Gotham Diary:
Whither the Book Review?
30 April 2013

¶ Michael Wolff, writing in The Guardian, foresees a merger of the New York Times Book Review with the newspaper’s recently-revamped Sunday Review. The occasion for this gloomy prediction is the appointment of Pamela Paul as editor. (via Arts  Journal)

The new editor is Pamela Paul, and quite unlike any before her. (I believe I can reel off all of them from the mid-seventies on without any effort … the columnist and reviewer John Leonard; the poet and editor Harvey Shapiro; one of the big newsroom bosses, Mike Levitas; followed by Times heavy, Rebecca Sinkler; then former New Yorker editor, Charles (Chip) McGrath; then Vanity Fair writer and Whitaker Chambers biographer Sam Tanenhaus.)

Paul has, pretty much, no writerly or literary credentials. She’s written some straightforward, but non-literary nonfiction – a book about marriage, a book about parenting, and a book condemning pornography – and she’s been the children’s book editor at the Book Review for a short time. Her resume includes two years as a blogger at the Huffington Post, which, it doesn’t seem entirely churlish to point out, is not a job, and a stint writing a column for the Times’ Style section.
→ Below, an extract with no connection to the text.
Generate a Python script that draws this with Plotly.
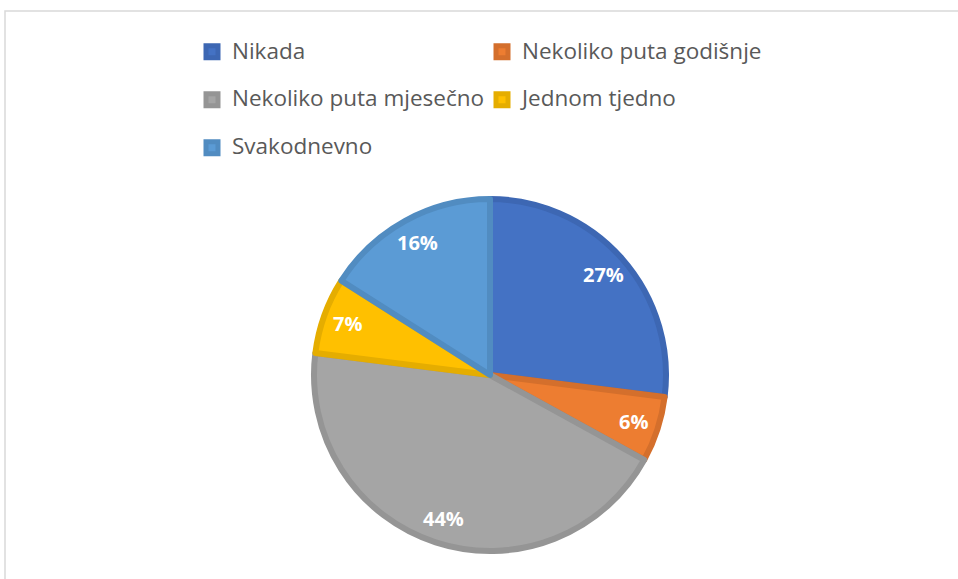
import math
import plotly.graph_objects as go

categories = ["Nikada", "Nekoliko puta godišnje", "Nekoliko puta mjesečno", "Jednom tjedno", "Svakodnevno"]
values = [27, 6, 44, 7, 16]
fill_colors = ["#4472C4", "#ED7D31", "#A5A5A5", "#FFC000", "#5B9BD5"]
line_colors = ["#3D67B3", "#D46F2C", "#959595", "#E5AD00", "#518CC1"]

W, H = 958, 579
ML, MR = 150, 150
PW, PH = W - ML - MR, H

dom_x = [(490 - 176 - ML) / PW, (490 + 176 - ML) / PW]
dom_y = [(H - 551) / H, (H - 199) / H]

legend_labels = ['<span style="font-size:22.5px">%s</span><br>&nbsp;' % c for c in categories]

fig = go.Figure(go.Pie(
    labels=legend_labels,
    values=values,
    sort=False,
    direction="clockwise",
    rotation=0,
    marker=dict(colors=fill_colors, line=dict(color=line_colors, width=6)),
    textinfo="none",
    domain=dict(x=dom_x, y=dom_y),
    customdata=categories,
    hovertemplate="%{customdata}: %{percent}<extra></extra>",
))

# percentage labels placed along each slice's middle angle
total = sum(values)
cx = (dom_x[0] + dom_x[1]) / 2
cy = (dom_y[0] + dom_y[1]) / 2
r_px = (dom_y[1] - dom_y[0]) * PH / 2
d_px = 0.86 * r_px
annotations = []
cum = 0
for v in values:
    theta = 2 * math.pi * (cum + v / 2) / total
    cum += v
    annotations.append(dict(
        x=cx + d_px * math.sin(theta) / PW,
        y=cy + d_px * math.cos(theta) / PH,
        xref="paper", yref="paper", showarrow=False,
        text="<b>%d%%</b>" % round(100 * v / total),
        font=dict(family="Open Sans", size=20, color="white"),
        xanchor="center", yanchor="middle",
    ))

fig.update_layout(
    width=W, height=H,
    margin=dict(l=ML, r=MR, t=0, b=0, autoexpand=False),
    paper_bgcolor="white",
    plot_bgcolor="white",
    showlegend=True,
    annotations=annotations,
    legend=dict(
        orientation="h",
        x=(192 - ML) / PW, xanchor="left",
        y=1 - 34 / H, yanchor="top",
        entrywidth=245,
        entrywidthmode="pixels",
        font=dict(family="Open Sans", size=17.3, color="#595959"),
        valign="top",
        traceorder="normal",
    ),
    shapes=[dict(type="rect", xref="paper", yref="paper",
                 x0=(5 - ML) / PW, x1=1.5, y0=-0.05, y1=1 - 11 / H,
                 line=dict(color="#D9D9D9", width=1.5), layer="below")],
)

fig.write_html("out.html", config={"displayModeBar": False},
               post_script="document.body.style.margin='0';")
But the vitality of the Book Review has been draining for many years now. Most reviews are blandly predictable, and enthusiasm is rare. Even long pieces have become oddly weightless. So long as the Book Review continues to be published, I’ll want to give it a glance, but I won’t miss it when it disappears, the victim of complete mission failure.

The one and only purpose of a book review is to promote the sale of books in a creditable manner. This means pitching reviews toward readers who may be expected to like the books when they read them, and away from those who won’t, and at a brief length that will not enable those who don’t read books to appear as if they do.